個人ユーザーは1年間のセキュリティ更新を30ドル(約4500円)で利用できる一方、企業は最初の1年目が61ドル(約9200円)、2年目が122ドル(約1万8400円)、3年目が244ドル(約3万6800円)と段階的に増額する。これは、長期間Windows 10を使い続けることによるコスト負担の増加を意識した仕組みと考えられる。

また、ESUが適用されるデバイスには制限がある。Windows 365やAzure Virtual Desktopのクラウド環境上で稼働するWindows 10デバイスは、追加料金なしでESUを受けられるが、一般の物理PCでは有償となる。これは、マイクロソフトがクラウドサービスの利用を促進し、将来的により多くのユーザーをクラウドベースの環境へ移行させようとしていることを示唆している。

さらに、ESUはセキュリティ更新のみに限定されており、新機能の追加やバグ修正、技術サポートは一切含まれない。そのため、特に個人ユーザーは、Windows 10の使用を継続するか、Windows 11への移行を検討するかの選択を迫られることになるだろう。

Windows 11移行のハードルとTPM 2.0の問題点

マイクロソフトは、Windows 10ユーザーに対してWindows 11への移行を推奨している。しかし、その移行にはいくつかの大きな障壁が存在する。そのひとつが、Windows 11のシステム要件である「Trusted Platform Module(TPM)2.0」の存在だ。

TPM 2.0は、暗号鍵を安全に保管し、セキュアブートやBitLockerといったセキュリティ機能を強化するために設計されたハードウェアモジュールである。
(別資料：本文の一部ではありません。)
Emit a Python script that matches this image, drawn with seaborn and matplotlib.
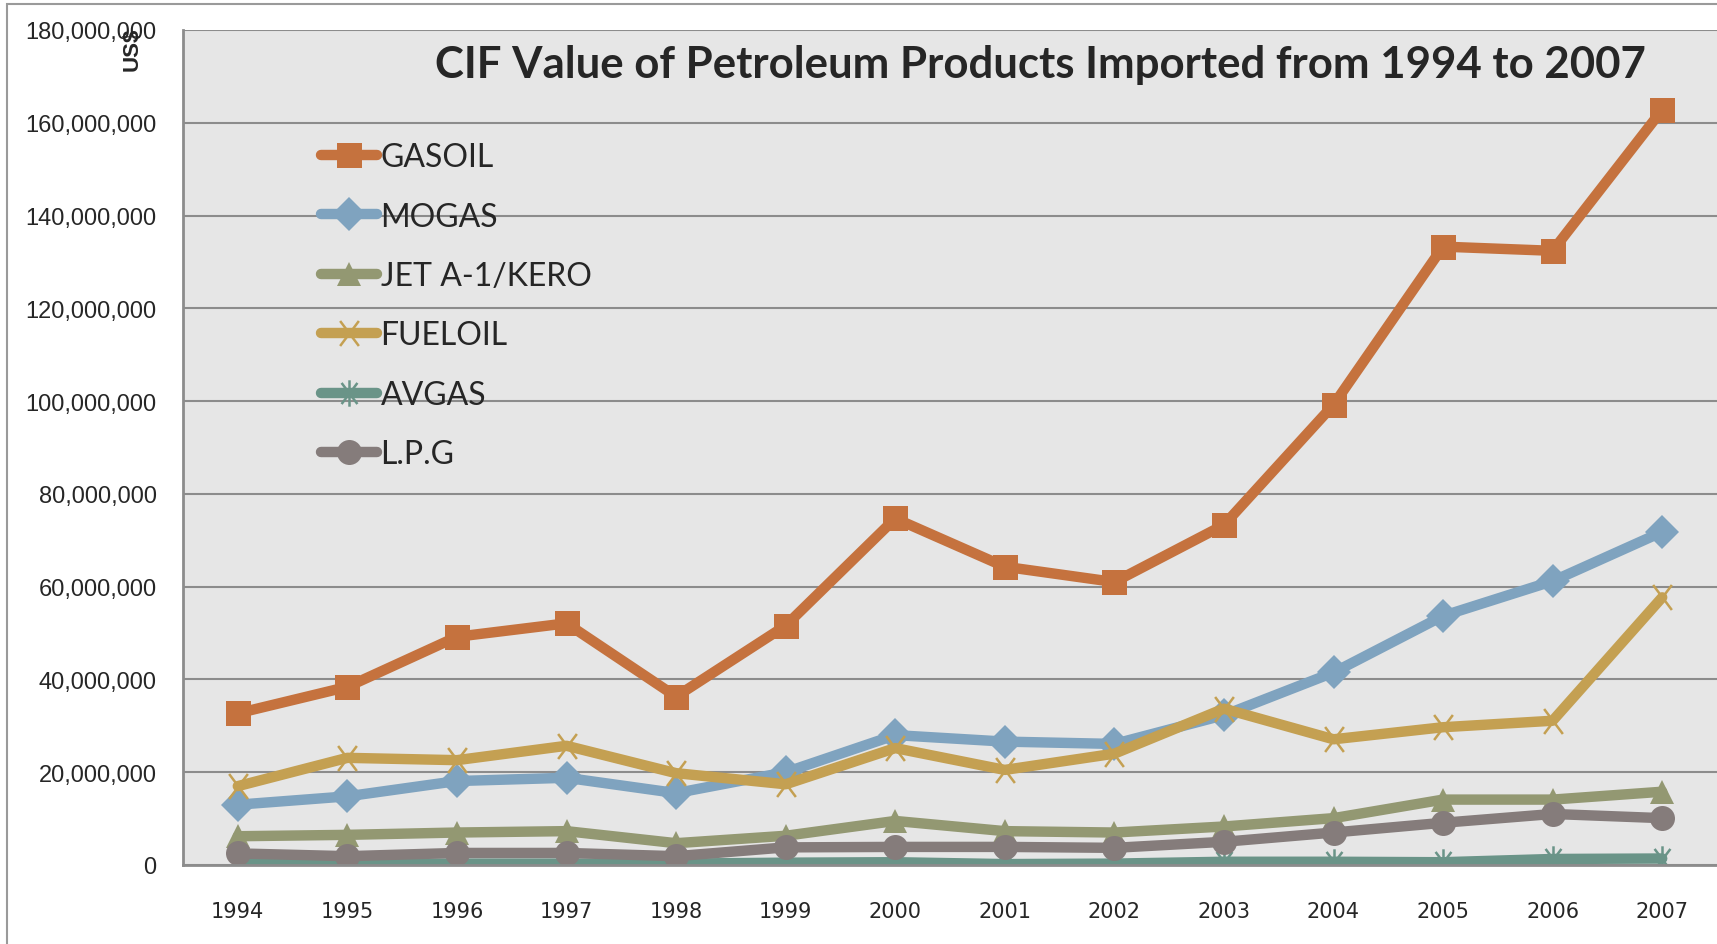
import pandas as pd
import matplotlib
matplotlib.use("Agg")
import matplotlib.pyplot as plt
import seaborn as sns
from matplotlib.patches import Rectangle
from matplotlib.path import Path
from matplotlib.ticker import FuncFormatter

# Data (US$)
years = [1994, 1995, 1996, 1997, 1998, 1999, 2000, 2001, 2002, 2003, 2004, 2005, 2006, 2007]
gasoil = [32.7, 38.4, 49.2, 52.1, 36.3, 51.6, 74.7, 64.3, 61.0, 73.3, 99.2, 133.3, 132.4, 162.8]
mogas = [13.0, 14.8, 18.1, 18.8, 15.5, 20.0, 28.0, 26.6, 26.1, 32.3, 41.5, 53.7, 61.2, 71.8]
jet = [6.2, 6.5, 7.0, 7.3, 4.7, 6.3, 9.5, 7.3, 7.0, 8.3, 10.1, 14.1, 14.1, 15.8]
fueloil = [17.0, 23.1, 22.6, 25.7, 19.8, 17.4, 25.2, 20.5, 24.0, 33.7, 27.1, 29.7, 31.1, 57.7]
avgas = [0.4, 0.3, 0.3, 0.3, 0.3, 0.5, 0.6, 0.2, 0.3, 0.7, 0.7, 0.6, 1.3, 1.4]
lpg = [2.5, 1.9, 2.6, 2.6, 1.9, 3.8, 3.9, 3.9, 3.7, 5.0, 7.0, 9.1, 11.0, 10.1]

products = ["GASOIL", "MOGAS", "JET A-1/KERO", "FUELOIL", "AVGAS", "L.P.G"]
values = [gasoil, mogas, jet, fueloil, avgas, lpg]
colors = ["#C5723E", "#7FA3BF", "#939872", "#C4A052", "#6A9488", "#857C7B"]

# excel-style star: an X plus a vertical stroke
star = Path([(0, -1), (0, 1), (-0.6, -0.8), (0.6, 0.8), (-0.6, 0.8), (0.6, -0.8)],
            [Path.MOVETO, Path.LINETO, Path.MOVETO, Path.LINETO, Path.MOVETO, Path.LINETO])
xmark = Path([(-0.75, -1), (0.75, 1), (-0.75, 1), (0.75, -1)],
             [Path.MOVETO, Path.LINETO, Path.MOVETO, Path.LINETO])
markers = ["s", "D", "^", xmark, star, "o"]
msizes = [18, 17, 17, 18, 19, 18]
line_art = [False, False, False, True, True, False]

rows = []
for name, vals in zip(products, values):
    for y, v in zip(years, vals):
        rows.append({"year": y, "product": name, "value": v * 1e6})
df = pd.DataFrame(rows)

sns.set_style("white")
plt.rcParams["font.family"] = ["Lato", "DejaVu Sans"]

fig = plt.figure(figsize=(17.17, 9.45), dpi=100)
ax = fig.add_axes([183 / 1717, (945 - 866) / 945, (1717 - 183) / 1717, (866 - 31) / 945])
ax.set_facecolor("#E6E6E6")

for name, c, m, ms, la in zip(products, colors, markers, msizes, line_art):
    sub = df[df["product"] == name]
    sns.lineplot(data=sub, x="year", y="value", ax=ax, color=c, marker=m,
                 markersize=ms, markeredgecolor=c, markerfacecolor="none" if la else c,
                 markeredgewidth=1.8 if la else 0,
                 linewidth=7.5, label=name, solid_capstyle="round")

ax.set_xlim(1993.5, 2007.5)
ax.set_ylim(0, 180e6)
ax.set_yticks(range(0, 180000001, 20000000))
ax.yaxis.set_major_formatter(FuncFormatter(lambda v, p: f"{int(v):,}"))
ax.set_xticks(years)
ax.set_xticklabels([str(y) for y in years], family="Liberation Sans Narrow", fontsize=15)
for lbl in ax.get_yticklabels():
    lbl.set_family("Liberation Sans")
    lbl.set_fontsize(17)
ax.tick_params(axis="y", length=0, pad=19)
ax.tick_params(axis="x", length=0, pad=26)
ax.set_xlabel("")
ax.set_ylabel("")

ax.grid(axis="y", color="#8C8C8C", linewidth=1.5)
ax.set_axisbelow(True)
for s in ["top", "right"]:
    ax.spines[s].set_visible(False)
for s in ["left", "bottom"]:
    ax.spines[s].set_color("#8C8C8C")
    ax.spines[s].set_linewidth(2)

leg = ax.legend(loc="upper left", bbox_to_anchor=(0.0715, 0.9), frameon=False,
                fontsize=23, handlelength=1.75, handletextpad=0.1, labelspacing=0.92)

fig.text(1040 / 1717, 1 - 65 / 945, "CIF Value of Petroleum Products Imported from 1994 to 2007",
         ha="center", va="center", fontsize=31.5, fontweight="bold")
fig.text(132 / 1717, 1 - 49 / 945, "US$", rotation=90, ha="center", va="center",
         fontsize=16, fontweight="bold", family="Liberation Sans")

fig.patches.append(Rectangle((7 / 1717, -0.1), 1.2, (945 - 5) / 945 + 0.1, transform=fig.transFigure,
                             fill=False, edgecolor="#9A9A9A", linewidth=1.5))

fig.savefig("out.png", dpi=100)
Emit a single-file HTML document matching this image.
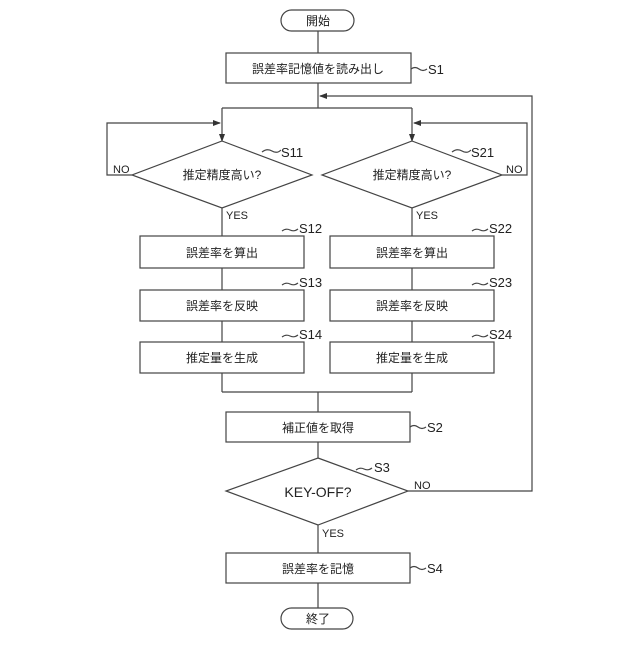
<!DOCTYPE html>
<html><head><meta charset="utf-8"><style>
body{margin:0;background:#fff}
svg text{font-family:"Liberation Sans","Noto Sans CJK JP",sans-serif;fill:#222}
</style></head><body>
<svg width="640" height="640" viewBox="0 0 640 640" xmlns="http://www.w3.org/2000/svg">
<defs><marker id="a" markerWidth="8" markerHeight="8" refX="7" refY="4" orient="auto" markerUnits="userSpaceOnUse"><path d="M0,1 L8,4 L0,7 Z" fill="#333"/></marker></defs>
<g stroke="#444" stroke-width="1.2" fill="none">
<rect x="281" y="10" width="73" height="21" rx="10.5"/>
<rect x="226" y="53" width="185" height="30"/>
<line x1="318" y1="31" x2="318" y2="53"/>
<line x1="318" y1="83" x2="318" y2="108"/>
<polyline points="408,491 532,491 532,96 320,96" marker-end="url(#a)"/>
<line x1="222" y1="108" x2="412" y2="108"/>
<line x1="222" y1="108" x2="222" y2="141" marker-end="url(#a)"/>
<line x1="412" y1="108" x2="412" y2="141" marker-end="url(#a)"/>
<polyline points="132,175 107,175 107,123 220,123" marker-end="url(#a)"/>
<polyline points="502,175 527,175 527,123 414,123" marker-end="url(#a)"/>
<polygon points="222,141 312,175 222,208 132,175"/>
<polygon points="412,141 502,175 412,208 322,175"/>
<line x1="222" y1="208" x2="222" y2="392"/>
<line x1="412" y1="208" x2="412" y2="392"/>
<rect x="140" y="236" width="164" height="32" fill="#fff"/>
<rect x="140" y="290" width="164" height="31" fill="#fff"/>
<rect x="140" y="342" width="164" height="31" fill="#fff"/>
<rect x="330" y="236" width="164" height="32" fill="#fff"/>
<rect x="330" y="290" width="164" height="31" fill="#fff"/>
<rect x="330" y="342" width="164" height="31" fill="#fff"/>
<line x1="222" y1="392" x2="412" y2="392"/>
<line x1="318" y1="392" x2="318" y2="412"/>
<rect x="226" y="412" width="184" height="30"/>
<line x1="318" y1="442" x2="318" y2="458"/>
<polygon points="318,458 408,491 318,525 226,491"/>
<line x1="318" y1="525" x2="318" y2="553"/>
<rect x="226" y="553" width="184" height="30"/>
<line x1="318" y1="583" x2="318" y2="608"/>
<rect x="281" y="608" width="72" height="21" rx="10.5"/>
<path d="M411,69 q4,-3 8,0 t8,0"/>
<path d="M410,427 q4,-3 8,0 t8,0"/>
<path d="M410,568 q4,-3 8,0 t8,0"/>
<path d="M262,152 q5,-4 10,-1 t9,-1"/>
<path d="M452,152 q5,-4 10,-1 t9,-1"/>
<path d="M282,231 q4,-3 8,-1 t8,-1"/>
<path d="M472,231 q4,-3 8,-1 t8,-1"/>
<path d="M282,285 q4,-3 8,-1 t8,-1"/>
<path d="M472,285 q4,-3 8,-1 t8,-1"/>
<path d="M282,337 q4,-3 8,-1 t8,-1"/>
<path d="M472,337 q4,-3 8,-1 t8,-1"/>
<path d="M356,470 q4,-3 8,-1 t8,-1"/>
</g>
<g font-size="12" text-anchor="middle">
<text x="318" y="25">開始</text>
<text x="318" y="73">誤差率記憶値を読み出し</text>
<text x="222" y="179">推定精度高い?</text>
<text x="412" y="179">推定精度高い?</text>
<text x="222" y="257">誤差率を算出</text>
<text x="222" y="310">誤差率を反映</text>
<text x="222" y="362">推定量を生成</text>
<text x="412" y="257">誤差率を算出</text>
<text x="412" y="310">誤差率を反映</text>
<text x="412" y="362">推定量を生成</text>
<text x="318" y="432">補正値を取得</text>
<text x="318" y="573">誤差率を記憶</text>
<text x="318" y="623">終了</text>
<text x="318" y="497" font-size="14">KEY-OFF?</text>
</g>
<g font-size="13">
<text x="428" y="74">S1</text><text x="427" y="432">S2</text><text x="374" y="472">S3</text><text x="427" y="573">S4</text>
<text x="281" y="157">S11</text><text x="471" y="157">S21</text>
<text x="299" y="233">S12</text><text x="489" y="233">S22</text>
<text x="299" y="287">S13</text><text x="489" y="287">S23</text>
<text x="299" y="339">S14</text><text x="489" y="339">S24</text>
</g>
<g font-size="11">
<text x="113" y="173">NO</text><text x="506" y="173">NO</text><text x="414" y="489">NO</text>
<text x="226" y="219">YES</text><text x="416" y="219">YES</text><text x="322" y="537">YES</text>
</g>
</svg>
</body></html>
しかし、すべてのWindows 10搭載デバイスがこの要件を満たしているわけではなく、特に古いPCではTPM 2.0非搭載のケースも少なくない。そのため、Windows 11へのアップグレードを希望しても、ハードウェアが対応していないために実行できないユーザーも多く存在する。

この問題により、Windows 10からの移行を阻まれるケースが増加し、ESUを利用せざるを得ないユーザーが一定数発生すると考えられる。マイクロソフトとしては、新しいPCへの買い替えを推奨する方針だが、すでに問題なく動作しているPCを手放すことに抵抗を感じるユーザーも多いだろう。また、企業にとっては、大量のPCを買い替えるコストが新たな負担となる。

こうした状況を踏まえると、Windows 10のESUを利用しつつ、Windows 11のハードウェア要件を緩和する可能性があるかどうかも注目されるポイントだ。マイクロソフトはこれまでのOS移行においてもユーザーの反応を見ながら方針を調整してきたため、今後の動向次第では一定の対応が行われる可能性もある。

Windows 10の終焉と長期的な影響

Windows 10の公式サポート終了が迫る中、今回のESU発表はWindows 10の終焉を明確にするものとなった。多くのユーザーにとって、セキュリティ更新を継続するために有償のESUを利用するか、それとも新しいPCへ移行するかという判断が求められる時期が近づいている。

また、マイクロソフトはWindows 10向けのMicrosoft 365のサポート終了も発表しており、これによりセキュリティ面だけでなく、生産性ソフトウェアの使用にも影響が出る可能性がある。特に企業では、Officeアプリケーションを中心とした業務環境を考慮する必要があり、Windows 11への移行を急ぐ企業も増えるだろう。

一方で、過去のWindows 7のサポート終了時と同様に、一定数のユーザーがWindows 10を使い続けることは予想される。特に、オフライン環境や特定の業務アプリケーションがWindows 10でしか動作しないケースでは、サポート終了後も利用を継続せざるを得ない状況が発生する可能性がある。

このように、Windows 10の終焉は単なるOSの移行問題にとどまらず、セキュリティリスクの管理、ハードウェアの買い替え、業務アプリケーションの対応といった複数の要素が絡む問題となっている。今後のマイクロソフトの方針や、新たな移行プランの登場によって、状況が変化する可能性もあるため、引き続き注視する必要があるだろう。